The trick to successful dating is learning how to interpret the hidden signs, those tiny giveaway gestures that can tell you so much about a person. Train yourself to recognize and decode these key “signs.”

1. Woman won’t unlock car door for man. – Doesn’t engage in oral sex.

2. Man gets in car without opening door for woman. – No foreplay.

3. Can’t hail a cab. – Impotent.

4. Insists on going to a brand new restaurant. – Prefers virgins.

5. Insists on going to a brand new restaurant but gets lost on the way. – Is a virgin.

6. Insists on going to a romantic, candlelit restaurant. – Compulsive Don Juan.

7. Insists in going to a homey little cafe with windmill motif. – Compulsive Don Quixote.

8. Insists on going to a Polynesian bar. – Compulsive Don Ho.

9. Wants to go to a French Restaurant. – Will swallow.

10. Wants to go to a deli. – Won’t swallow.

11. Uses Sweet n’ Low. – Wearing falsies.

12. Takes too long deciding what to order. – Has trouble reaching orgasm.

13. Orders salad dressing on the side. – Will give you a hand job but will not go “all the way.”

14. Gives explicit orders to waiter. – Will expect incredibly skillful gymnastics in bed.

15. Asks for extra rolls. – Will say she’s using birth control when when she’s not, will get pregnant and sue.

16. Insists on ordering for you, referring to you as “The lady will have…” – Thinks you had an orgasm when you didn’t.

17. Asks for “the usual” – Insists on missionary position only.

18. Asks what the specials are. – Will want you to use handcuffs.

19. Fills up on bread and crackers. – Premature ejaculator.

20. Doesn’t finish everything on plate. – Has already come.

21. Insists on having some of whatever you ordered. – Will make you sleep on wet spot.

22. Changes mind after ordering. – Will never call you.

23. Changes tables. – Nymphomaniac.

24. Drinks decaf. – Fakes orgasms (female).

25. Orders in French. – Fakes orgasms (male).

26. Sends food back. – Will sleep with you, brag to all his friends, then try to borrow money.

27. Asks for detailed descriptions of desserts. – Needs you to talk dirty during sex.

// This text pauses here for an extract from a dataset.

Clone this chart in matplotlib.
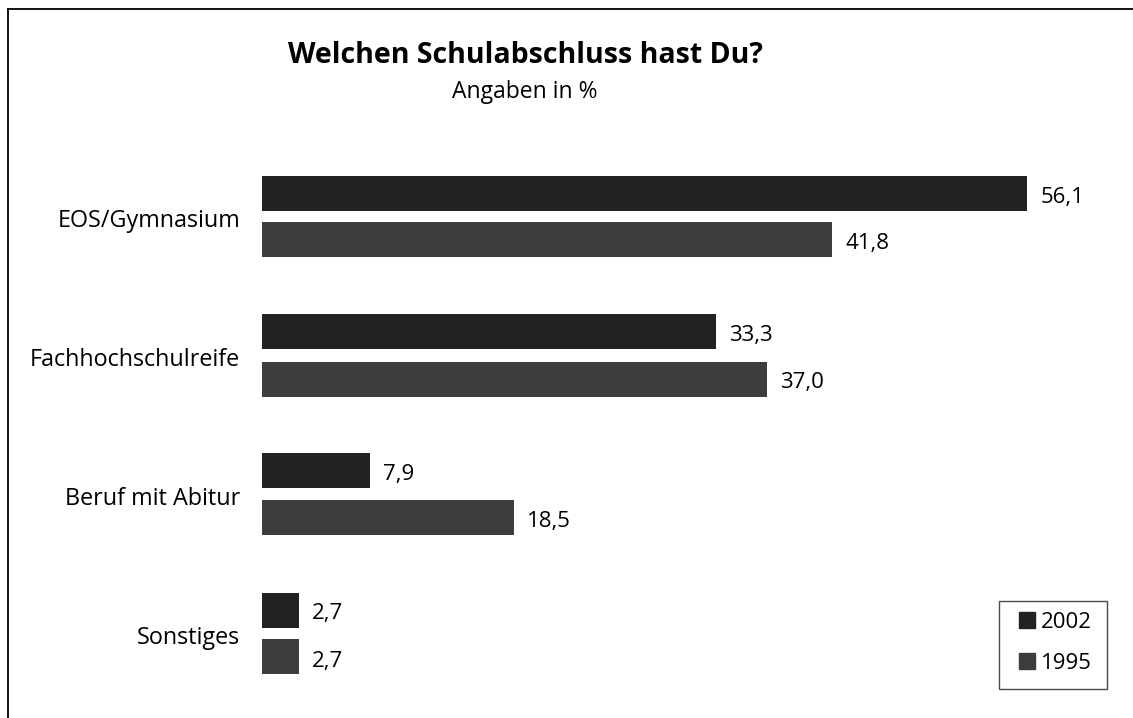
import numpy as np
import matplotlib
matplotlib.use("Agg")
import matplotlib.pyplot as plt
from matplotlib.lines import Line2D
from matplotlib.patches import Patch, Rectangle

plt.rcParams['font.family'] = ['Open Sans', 'DejaVu Sans']

categories = ["EOS/Gymnasium", "Fachhochschulreife", "Beruf mit Abitur", "Sonstiges"]
values_2002 = [56.1, 33.3, 7.9, 2.7]
values_1995 = [41.8, 37.0, 18.5, 2.7]
series_names = ["2002", "1995"]
labels_2002 = ["56,1", "33,3", "7,9", "2,7"]
labels_1995 = ["41,8", "37,0", "18,5", "2,7"]

c2002 = "#222222"
c1995 = "#3d3d3d"

W, H = 1133, 718
fig = plt.figure(figsize=(W / 100, H / 100), dpi=100)
ax = fig.add_axes([0, 0, 1, 1])

# pixel mapping: x=0 at px 262, 13.64 px per unit; groups 139 px apart, first at px 216.5
xs = 13.64
ys = 139.0
ax.set_xlim(-262 / xs, (W - 262) / xs)
ax.set_ylim((H - 216.5) / ys, -216.5 / ys)
ax.axis("off")

pos = np.arange(len(categories))
off = 23.5 / ys
bh = 35 / ys
ax.barh(pos - off, values_2002, height=bh, color=c2002)
ax.barh(pos + off, values_1995, height=bh, color=c1995)

for i, cat in enumerate(categories):
    ax.text(-22 / xs, pos[i] + 10.5 / ys, cat, ha="right", va="baseline", fontsize=16.8)
    ax.text(values_2002[i] + 13 / xs, pos[i] - off + 9.5 / ys, labels_2002[i],
            ha="left", va="baseline", fontsize=16)
    ax.text(values_1995[i] + 13 / xs, pos[i] + off + 9.5 / ys, labels_1995[i],
            ha="left", va="baseline", fontsize=16)

fig.text(525 / W, 1 - 63 / H, "Welchen Schulabschluss hast Du?", ha="center",
         va="baseline", fontsize=20.5, fontweight="bold")
fig.text(525 / W, 1 - 98 / H, "Angaben in %", ha="center", va="baseline", fontsize=16.5)

# frame lines
fig.add_artist(Line2D([8 / W, 8 / W], [0, 1 - 9 / H], color="black", lw=1.3))
fig.add_artist(Line2D([8 / W, 1], [1 - 9 / H, 1 - 9 / H], color="black", lw=1.3))

# legend box
fig.add_artist(Rectangle((999 / W, 1 - 689 / H), 108 / W, 88 / H, transform=fig.transFigure,
                         fill=False, edgecolor="#4a4a4a", lw=1.0))
handles = [Patch(color=c2002), Patch(color=c1995)]
leg = fig.legend(handles, series_names, loc="center left",
                 bbox_to_anchor=(1012 / W, 1 - 643 / H), borderaxespad=0,
                 fontsize=16, handlelength=0.75, handleheight=0.75,
                 handletextpad=0.25, labelspacing=0.9, borderpad=0.3,
                 frameon=False)

fig.savefig("out.png", dpi=100)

28. Orders a dessert involving ladyfingers. – Wants a handjob.

29. Orders a dessert involving nuts. – Castrating bitch.

30. Wants to split dessert. – Is dying to get rid of her apartment, move in with you, rearrange all your closets, and take down all your baseball posters.

31. Credit card is refused. – Low sperm count.

32. Undertips waiter. – Small penis.

33. Undertips parking valet. – Small penis.

34. Undertips cabbie. – Small penis.

35. Uses toothpick. – Is trying to tell you size isn’t everything.

36. Removable cassette player in car. – Pull outs repeatedly during sex.

37. Cellular phone in car. – Penile implant.